I want to know if exist some advanced usage of Python dict could implement it more easily that I do not know?

zhuguowei
  • 8,401
  • 16
  • 70
  • 106

3 Answers3

5

Here is a faster way of counting the words using Counter from collections module.

>>> from collections import Counter
>>> sent3 = ['In', 'the', 'beginning', 'God', 'created', 'the', 'heaven', 'and', 'the', 'earth', '.']
>>> Counter(sent3) 
Counter({'the': 3, 'In': 1, 'beginning': 1, 'God': 1, 'created': 1, 'heaven': 1, 'and': 1, 'earth': 1, '.': 1})

And if you want a dict object and not that of Counter type:

>>> dict(Counter(sent3))
{'In': 1, 'the': 3, 'beginning': 1, 'God': 1, 'created': 1, 'heaven': 1, 'and': 1, 'earth': 1, '.': 1}
P-Gn
  • 23,115
  • 9
  • 87
  • 104
anon
  • 1,258
  • 10
  • 17
3

While you can use collections.Counter() - and I recommend you use it - you can easily accomplish what your asking using a dictionary comprehension - a concept closely tied into the Python idiom:

>>> sent3 = ['In',
...  'the',
...  'beginning',
...  'God',
...  'created',
...  'the',
...  'heaven',
...  'and',
...  'the',
...  'earth',
...  '.']
>>> {word : sent3.count(word) for word in sent3}
{'.': 1,
 'God': 1,
 'In': 1,
 'and': 1,
 'beginning': 1,
 'created': 1,
 'earth': 1,
 'heaven': 1,
 'the': 3}
>>> 

You see, the problem is rarely that one programming language is less functional than the other. It simply seems that way because when learning a new language, you don't yet have the experience necessary to know of the specific language features that are suited to certain tasks, as is the case here.
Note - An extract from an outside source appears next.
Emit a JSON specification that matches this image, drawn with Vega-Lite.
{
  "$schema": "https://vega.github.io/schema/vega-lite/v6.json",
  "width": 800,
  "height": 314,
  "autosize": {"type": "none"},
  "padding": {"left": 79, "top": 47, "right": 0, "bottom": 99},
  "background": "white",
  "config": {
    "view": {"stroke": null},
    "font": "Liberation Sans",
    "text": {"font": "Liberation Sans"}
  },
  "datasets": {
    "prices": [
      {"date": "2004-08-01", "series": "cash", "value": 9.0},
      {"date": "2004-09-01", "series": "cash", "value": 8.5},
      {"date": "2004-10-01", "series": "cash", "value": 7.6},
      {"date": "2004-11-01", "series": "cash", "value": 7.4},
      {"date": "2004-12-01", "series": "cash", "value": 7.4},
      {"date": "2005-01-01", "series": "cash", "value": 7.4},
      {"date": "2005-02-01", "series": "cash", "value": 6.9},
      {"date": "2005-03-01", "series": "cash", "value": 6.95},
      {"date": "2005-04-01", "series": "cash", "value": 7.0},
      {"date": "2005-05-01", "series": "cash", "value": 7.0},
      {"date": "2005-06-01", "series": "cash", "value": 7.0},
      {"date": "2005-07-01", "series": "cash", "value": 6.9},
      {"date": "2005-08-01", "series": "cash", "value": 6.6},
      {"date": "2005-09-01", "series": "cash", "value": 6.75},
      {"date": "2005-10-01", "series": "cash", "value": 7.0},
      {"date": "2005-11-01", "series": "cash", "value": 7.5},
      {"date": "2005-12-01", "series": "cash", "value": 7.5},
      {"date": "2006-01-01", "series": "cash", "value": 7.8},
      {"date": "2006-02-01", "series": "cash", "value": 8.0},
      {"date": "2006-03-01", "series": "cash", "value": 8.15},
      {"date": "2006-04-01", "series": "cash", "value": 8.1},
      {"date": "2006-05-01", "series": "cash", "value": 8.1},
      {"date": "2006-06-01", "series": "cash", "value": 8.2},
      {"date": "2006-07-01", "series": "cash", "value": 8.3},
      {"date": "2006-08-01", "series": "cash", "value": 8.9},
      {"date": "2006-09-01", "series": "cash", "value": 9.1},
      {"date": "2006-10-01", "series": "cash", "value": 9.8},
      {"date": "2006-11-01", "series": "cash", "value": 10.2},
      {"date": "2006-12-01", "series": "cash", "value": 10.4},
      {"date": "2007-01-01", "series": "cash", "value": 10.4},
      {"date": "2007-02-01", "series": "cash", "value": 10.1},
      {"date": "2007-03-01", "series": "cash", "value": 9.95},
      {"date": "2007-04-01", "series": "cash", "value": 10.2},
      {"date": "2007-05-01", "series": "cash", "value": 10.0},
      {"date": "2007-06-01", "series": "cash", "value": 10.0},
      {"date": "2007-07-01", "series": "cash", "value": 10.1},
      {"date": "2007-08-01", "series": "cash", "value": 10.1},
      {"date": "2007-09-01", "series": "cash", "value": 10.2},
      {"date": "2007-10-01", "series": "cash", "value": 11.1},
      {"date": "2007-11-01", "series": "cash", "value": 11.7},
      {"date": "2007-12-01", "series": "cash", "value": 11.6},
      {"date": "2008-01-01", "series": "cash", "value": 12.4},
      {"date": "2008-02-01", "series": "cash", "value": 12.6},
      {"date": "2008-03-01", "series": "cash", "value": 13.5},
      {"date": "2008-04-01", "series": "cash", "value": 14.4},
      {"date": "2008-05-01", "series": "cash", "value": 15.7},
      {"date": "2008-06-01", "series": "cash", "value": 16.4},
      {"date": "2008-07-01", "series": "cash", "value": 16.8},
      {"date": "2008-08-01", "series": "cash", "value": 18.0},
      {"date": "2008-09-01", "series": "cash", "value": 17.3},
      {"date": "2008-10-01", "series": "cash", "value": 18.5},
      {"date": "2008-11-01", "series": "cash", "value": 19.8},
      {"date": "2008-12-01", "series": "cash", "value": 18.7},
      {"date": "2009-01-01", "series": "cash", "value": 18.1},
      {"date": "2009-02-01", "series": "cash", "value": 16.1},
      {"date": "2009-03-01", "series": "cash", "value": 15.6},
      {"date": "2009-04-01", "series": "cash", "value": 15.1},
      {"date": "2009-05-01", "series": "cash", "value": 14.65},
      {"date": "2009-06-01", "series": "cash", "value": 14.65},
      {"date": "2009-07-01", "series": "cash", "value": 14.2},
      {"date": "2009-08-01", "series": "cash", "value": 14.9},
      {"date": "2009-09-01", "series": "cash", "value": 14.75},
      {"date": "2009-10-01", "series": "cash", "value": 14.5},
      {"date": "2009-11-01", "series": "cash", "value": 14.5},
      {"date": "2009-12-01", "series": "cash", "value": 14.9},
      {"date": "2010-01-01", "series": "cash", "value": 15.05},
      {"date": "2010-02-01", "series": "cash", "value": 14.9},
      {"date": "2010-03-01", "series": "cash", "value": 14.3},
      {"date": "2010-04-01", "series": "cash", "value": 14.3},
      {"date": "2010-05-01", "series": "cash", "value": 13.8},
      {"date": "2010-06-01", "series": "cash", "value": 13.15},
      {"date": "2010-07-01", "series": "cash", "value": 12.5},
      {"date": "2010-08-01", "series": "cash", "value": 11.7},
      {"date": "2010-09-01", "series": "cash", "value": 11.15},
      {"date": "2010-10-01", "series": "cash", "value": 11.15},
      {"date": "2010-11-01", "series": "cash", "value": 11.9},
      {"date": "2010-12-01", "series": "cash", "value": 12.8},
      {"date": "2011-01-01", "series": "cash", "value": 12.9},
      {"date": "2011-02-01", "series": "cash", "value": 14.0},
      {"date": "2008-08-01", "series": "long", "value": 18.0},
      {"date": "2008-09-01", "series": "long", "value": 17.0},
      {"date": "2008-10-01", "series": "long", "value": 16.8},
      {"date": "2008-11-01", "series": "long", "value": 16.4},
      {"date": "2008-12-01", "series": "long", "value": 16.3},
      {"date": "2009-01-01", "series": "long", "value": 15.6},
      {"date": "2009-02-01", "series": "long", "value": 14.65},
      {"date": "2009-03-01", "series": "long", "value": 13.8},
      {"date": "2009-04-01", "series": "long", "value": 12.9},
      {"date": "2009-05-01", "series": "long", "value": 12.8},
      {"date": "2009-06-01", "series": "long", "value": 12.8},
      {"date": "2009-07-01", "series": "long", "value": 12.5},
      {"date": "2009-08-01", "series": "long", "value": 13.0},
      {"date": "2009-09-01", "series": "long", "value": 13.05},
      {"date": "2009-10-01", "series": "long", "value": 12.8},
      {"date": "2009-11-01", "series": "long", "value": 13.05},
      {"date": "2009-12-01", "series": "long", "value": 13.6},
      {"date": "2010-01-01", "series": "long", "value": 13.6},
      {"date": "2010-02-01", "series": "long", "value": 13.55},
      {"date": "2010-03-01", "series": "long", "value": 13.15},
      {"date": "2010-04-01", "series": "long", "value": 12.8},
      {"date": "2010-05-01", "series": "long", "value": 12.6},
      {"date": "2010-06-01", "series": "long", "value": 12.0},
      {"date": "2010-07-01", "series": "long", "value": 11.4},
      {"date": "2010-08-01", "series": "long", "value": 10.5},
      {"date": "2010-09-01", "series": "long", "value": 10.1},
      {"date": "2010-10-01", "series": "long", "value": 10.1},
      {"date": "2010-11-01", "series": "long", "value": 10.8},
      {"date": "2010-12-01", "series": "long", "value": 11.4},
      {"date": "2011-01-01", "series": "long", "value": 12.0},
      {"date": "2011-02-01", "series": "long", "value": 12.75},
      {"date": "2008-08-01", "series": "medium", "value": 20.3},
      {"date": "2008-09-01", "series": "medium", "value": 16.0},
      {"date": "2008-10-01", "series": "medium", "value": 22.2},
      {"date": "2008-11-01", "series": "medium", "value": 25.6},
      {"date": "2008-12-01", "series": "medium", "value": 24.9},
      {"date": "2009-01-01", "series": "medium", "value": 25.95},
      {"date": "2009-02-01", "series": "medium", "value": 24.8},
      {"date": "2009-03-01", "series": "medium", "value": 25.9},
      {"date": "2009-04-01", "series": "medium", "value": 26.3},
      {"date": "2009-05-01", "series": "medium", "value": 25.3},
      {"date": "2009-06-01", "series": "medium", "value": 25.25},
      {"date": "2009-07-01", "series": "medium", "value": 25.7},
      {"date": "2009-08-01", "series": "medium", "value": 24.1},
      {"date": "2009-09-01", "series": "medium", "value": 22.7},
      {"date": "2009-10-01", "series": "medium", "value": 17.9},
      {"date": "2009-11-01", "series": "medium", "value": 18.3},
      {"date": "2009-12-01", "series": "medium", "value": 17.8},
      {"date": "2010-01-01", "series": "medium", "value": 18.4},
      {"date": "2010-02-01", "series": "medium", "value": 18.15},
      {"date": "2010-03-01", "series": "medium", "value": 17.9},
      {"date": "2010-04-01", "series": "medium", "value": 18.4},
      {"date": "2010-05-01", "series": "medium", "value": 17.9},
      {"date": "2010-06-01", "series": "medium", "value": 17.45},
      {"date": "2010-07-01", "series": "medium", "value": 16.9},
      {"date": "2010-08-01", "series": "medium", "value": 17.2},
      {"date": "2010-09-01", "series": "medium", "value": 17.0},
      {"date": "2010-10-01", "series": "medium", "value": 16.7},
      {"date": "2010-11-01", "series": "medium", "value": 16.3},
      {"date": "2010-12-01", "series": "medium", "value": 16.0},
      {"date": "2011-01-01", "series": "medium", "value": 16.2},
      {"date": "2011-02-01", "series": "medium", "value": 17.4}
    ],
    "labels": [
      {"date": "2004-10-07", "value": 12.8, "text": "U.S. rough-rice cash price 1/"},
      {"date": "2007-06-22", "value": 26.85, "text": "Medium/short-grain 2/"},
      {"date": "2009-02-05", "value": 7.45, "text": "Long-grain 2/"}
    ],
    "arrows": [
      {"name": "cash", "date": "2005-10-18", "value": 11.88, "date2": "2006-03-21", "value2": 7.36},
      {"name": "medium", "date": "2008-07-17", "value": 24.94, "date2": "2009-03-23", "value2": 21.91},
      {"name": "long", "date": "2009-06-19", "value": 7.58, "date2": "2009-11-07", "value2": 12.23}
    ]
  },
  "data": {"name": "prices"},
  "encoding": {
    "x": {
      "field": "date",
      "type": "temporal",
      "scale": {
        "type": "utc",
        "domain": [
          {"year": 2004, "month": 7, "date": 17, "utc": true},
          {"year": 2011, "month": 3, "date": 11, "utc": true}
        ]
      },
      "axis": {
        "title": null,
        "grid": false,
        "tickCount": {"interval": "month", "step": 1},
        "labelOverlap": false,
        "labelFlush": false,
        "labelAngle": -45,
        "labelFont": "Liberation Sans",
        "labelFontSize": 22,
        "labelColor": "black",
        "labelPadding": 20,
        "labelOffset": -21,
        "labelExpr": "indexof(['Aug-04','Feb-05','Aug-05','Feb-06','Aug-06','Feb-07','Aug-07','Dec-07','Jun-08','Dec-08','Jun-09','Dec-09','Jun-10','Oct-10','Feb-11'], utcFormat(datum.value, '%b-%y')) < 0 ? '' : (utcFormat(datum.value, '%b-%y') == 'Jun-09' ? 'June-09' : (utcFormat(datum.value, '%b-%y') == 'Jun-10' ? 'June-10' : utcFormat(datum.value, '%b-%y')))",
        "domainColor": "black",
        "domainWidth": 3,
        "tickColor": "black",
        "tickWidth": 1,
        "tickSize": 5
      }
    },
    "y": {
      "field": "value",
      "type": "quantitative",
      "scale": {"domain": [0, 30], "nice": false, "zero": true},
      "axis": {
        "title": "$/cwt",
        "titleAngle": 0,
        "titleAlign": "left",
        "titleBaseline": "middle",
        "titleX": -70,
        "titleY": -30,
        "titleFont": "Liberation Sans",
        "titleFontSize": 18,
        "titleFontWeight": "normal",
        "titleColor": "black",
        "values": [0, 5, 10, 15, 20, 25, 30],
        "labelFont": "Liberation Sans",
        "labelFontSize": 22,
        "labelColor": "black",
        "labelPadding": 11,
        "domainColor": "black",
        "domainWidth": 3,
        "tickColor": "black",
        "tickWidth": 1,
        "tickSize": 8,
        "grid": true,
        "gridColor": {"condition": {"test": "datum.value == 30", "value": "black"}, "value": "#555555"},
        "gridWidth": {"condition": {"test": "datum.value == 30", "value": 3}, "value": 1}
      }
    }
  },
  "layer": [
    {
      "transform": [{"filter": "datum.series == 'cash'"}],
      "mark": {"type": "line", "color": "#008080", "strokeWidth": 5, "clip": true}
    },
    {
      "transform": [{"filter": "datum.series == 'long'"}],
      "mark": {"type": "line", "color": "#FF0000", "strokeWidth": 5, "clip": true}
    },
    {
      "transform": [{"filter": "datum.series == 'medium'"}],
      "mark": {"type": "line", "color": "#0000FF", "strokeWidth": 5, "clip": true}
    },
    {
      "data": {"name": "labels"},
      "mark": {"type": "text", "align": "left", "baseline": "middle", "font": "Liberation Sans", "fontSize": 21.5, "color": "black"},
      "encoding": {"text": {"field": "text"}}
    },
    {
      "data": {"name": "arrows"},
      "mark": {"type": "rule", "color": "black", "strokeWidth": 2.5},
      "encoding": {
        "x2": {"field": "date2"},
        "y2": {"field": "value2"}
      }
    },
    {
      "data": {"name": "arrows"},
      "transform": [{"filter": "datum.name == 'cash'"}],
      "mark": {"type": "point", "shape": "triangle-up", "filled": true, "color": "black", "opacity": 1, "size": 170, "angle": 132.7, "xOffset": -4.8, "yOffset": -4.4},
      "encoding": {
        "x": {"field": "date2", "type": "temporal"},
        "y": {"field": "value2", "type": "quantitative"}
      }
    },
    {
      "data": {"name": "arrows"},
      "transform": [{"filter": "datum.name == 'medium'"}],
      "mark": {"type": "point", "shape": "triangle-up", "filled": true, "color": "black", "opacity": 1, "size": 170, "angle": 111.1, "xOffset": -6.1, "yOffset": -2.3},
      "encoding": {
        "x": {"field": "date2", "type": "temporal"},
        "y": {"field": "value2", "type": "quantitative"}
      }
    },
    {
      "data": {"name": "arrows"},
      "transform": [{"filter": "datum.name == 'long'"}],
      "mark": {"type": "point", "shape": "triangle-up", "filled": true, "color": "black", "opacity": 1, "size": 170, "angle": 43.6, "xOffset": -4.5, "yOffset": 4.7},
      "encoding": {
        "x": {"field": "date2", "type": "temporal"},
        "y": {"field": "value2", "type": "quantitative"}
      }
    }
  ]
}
However, that's not to say that all languages are the same. There are differences in each language, and each language has a different philosophy and different idioms. When learning a new language, it's better to ask "I can do X in Java this way. What is the idiomatic way to this in Python?" rather than "I can X in Java this way. In Python, it's not as convenient."

Christian Dean
  • 22,138
  • 7
  • 54
  • 87
0

You should check out collections.Counter

In [1]: from collections import Counter

In [2]: c = Counter(['In', 'the', 'beginning', 'God', 'created', 'the', 'heaven', 'and', 'the', 'earth', '.'])

In [3]: c
Out[3]:
Counter({'.': 1,
         'God': 1,
         'In': 1,
         'and': 1,
         'beginning': 1,
         'created': 1,
         'earth': 1,
         'heaven': 1,
         'the': 3})
sbochins
  • 198
  • 1
  • 10